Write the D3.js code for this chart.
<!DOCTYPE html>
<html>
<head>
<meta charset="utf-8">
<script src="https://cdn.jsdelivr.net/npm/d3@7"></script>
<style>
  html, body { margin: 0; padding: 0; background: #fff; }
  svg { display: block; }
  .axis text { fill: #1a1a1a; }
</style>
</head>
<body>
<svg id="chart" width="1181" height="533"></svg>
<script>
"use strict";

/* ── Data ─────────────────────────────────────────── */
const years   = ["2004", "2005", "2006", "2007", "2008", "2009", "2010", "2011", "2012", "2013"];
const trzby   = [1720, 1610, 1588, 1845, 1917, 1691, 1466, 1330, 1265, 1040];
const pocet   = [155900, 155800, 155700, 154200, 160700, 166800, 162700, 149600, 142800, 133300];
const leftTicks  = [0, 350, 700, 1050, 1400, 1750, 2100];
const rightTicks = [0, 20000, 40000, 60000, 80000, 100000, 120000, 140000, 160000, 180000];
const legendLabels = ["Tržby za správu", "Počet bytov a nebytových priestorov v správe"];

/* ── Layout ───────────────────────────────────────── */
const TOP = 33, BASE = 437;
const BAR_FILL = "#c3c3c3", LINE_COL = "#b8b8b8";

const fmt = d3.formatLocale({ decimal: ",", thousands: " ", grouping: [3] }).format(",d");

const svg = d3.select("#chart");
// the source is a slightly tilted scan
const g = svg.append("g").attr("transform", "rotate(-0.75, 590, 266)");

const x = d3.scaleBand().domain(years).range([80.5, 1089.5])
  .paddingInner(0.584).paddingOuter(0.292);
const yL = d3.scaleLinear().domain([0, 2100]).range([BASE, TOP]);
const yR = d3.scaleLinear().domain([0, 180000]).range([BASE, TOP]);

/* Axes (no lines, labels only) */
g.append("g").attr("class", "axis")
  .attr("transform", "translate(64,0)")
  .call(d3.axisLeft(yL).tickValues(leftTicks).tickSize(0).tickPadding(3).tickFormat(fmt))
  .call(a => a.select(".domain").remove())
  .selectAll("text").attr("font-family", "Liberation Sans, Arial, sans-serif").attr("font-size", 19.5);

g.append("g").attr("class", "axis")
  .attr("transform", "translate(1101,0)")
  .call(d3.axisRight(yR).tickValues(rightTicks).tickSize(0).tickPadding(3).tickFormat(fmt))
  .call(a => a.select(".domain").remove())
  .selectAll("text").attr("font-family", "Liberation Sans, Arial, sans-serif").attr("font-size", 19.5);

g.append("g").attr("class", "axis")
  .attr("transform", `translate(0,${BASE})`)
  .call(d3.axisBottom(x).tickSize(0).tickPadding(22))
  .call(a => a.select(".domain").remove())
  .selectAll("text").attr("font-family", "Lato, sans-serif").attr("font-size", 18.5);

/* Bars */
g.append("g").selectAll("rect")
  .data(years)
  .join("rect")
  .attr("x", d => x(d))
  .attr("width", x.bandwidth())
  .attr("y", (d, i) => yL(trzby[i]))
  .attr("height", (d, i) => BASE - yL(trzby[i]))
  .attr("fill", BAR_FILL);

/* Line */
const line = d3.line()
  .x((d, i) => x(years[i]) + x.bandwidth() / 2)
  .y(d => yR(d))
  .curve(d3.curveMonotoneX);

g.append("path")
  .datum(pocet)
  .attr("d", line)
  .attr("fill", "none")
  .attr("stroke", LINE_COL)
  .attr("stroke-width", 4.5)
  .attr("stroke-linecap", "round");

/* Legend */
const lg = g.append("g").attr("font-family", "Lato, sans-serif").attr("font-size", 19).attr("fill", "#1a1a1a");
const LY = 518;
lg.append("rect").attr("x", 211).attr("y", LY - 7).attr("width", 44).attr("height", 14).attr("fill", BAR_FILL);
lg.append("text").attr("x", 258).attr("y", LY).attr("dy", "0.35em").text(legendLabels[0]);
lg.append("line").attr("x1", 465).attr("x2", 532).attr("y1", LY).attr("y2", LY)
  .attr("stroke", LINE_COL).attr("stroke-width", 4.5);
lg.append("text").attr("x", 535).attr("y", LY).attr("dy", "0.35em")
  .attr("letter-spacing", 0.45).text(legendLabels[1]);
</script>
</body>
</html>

# # # # #

■ **What you should do**: Everything from the first line above through the line that contains "d3.scaleLinear().domain([0, 180000]).range([BASE, TOP]);" should be duplicated exactly, please, and nothing beyond it.

■ **Solution to this task**:
Write the D3.js code for this chart.
<!DOCTYPE html>
<html>
<head>
<meta charset="utf-8">
<script src="https://cdn.jsdelivr.net/npm/d3@7"></script>
<style>
  html, body { margin: 0; padding: 0; background: #fff; }
  svg { display: block; }
  .axis text { fill: #1a1a1a; }
</style>
</head>
<body>
<svg id="chart" width="1181" height="533"></svg>
<script>
"use strict";

/* ── Data ─────────────────────────────────────────── */
const years   = ["2004", "2005", "2006", "2007", "2008", "2009", "2010", "2011", "2012", "2013"];
const trzby   = [1720, 1610, 1588, 1845, 1917, 1691, 1466, 1330, 1265, 1040];
const pocet   = [155900, 155800, 155700, 154200, 160700, 166800, 162700, 149600, 142800, 133300];
const leftTicks  = [0, 350, 700, 1050, 1400, 1750, 2100];
const rightTicks = [0, 20000, 40000, 60000, 80000, 100000, 120000, 140000, 160000, 180000];
const legendLabels = ["Tržby za správu", "Počet bytov a nebytových priestorov v správe"];

/* ── Layout ───────────────────────────────────────── */
const TOP = 33, BASE = 437;
const BAR_FILL = "#c3c3c3", LINE_COL = "#b8b8b8";

const fmt = d3.formatLocale({ decimal: ",", thousands: " ", grouping: [3] }).format(",d");

const svg = d3.select("#chart");
// the source is a slightly tilted scan
const g = svg.append("g").attr("transform", "rotate(-0.75, 590, 266)");

const x = d3.scaleBand().domain(years).range([80.5, 1089.5])
  .paddingInner(0.584).paddingOuter(0.292);
const yL = d3.scaleLinear().domain([0, 2100]).range([BASE, TOP]);
const yR = d3.scaleLinear().domain([0, 180000]).range([BASE, TOP]);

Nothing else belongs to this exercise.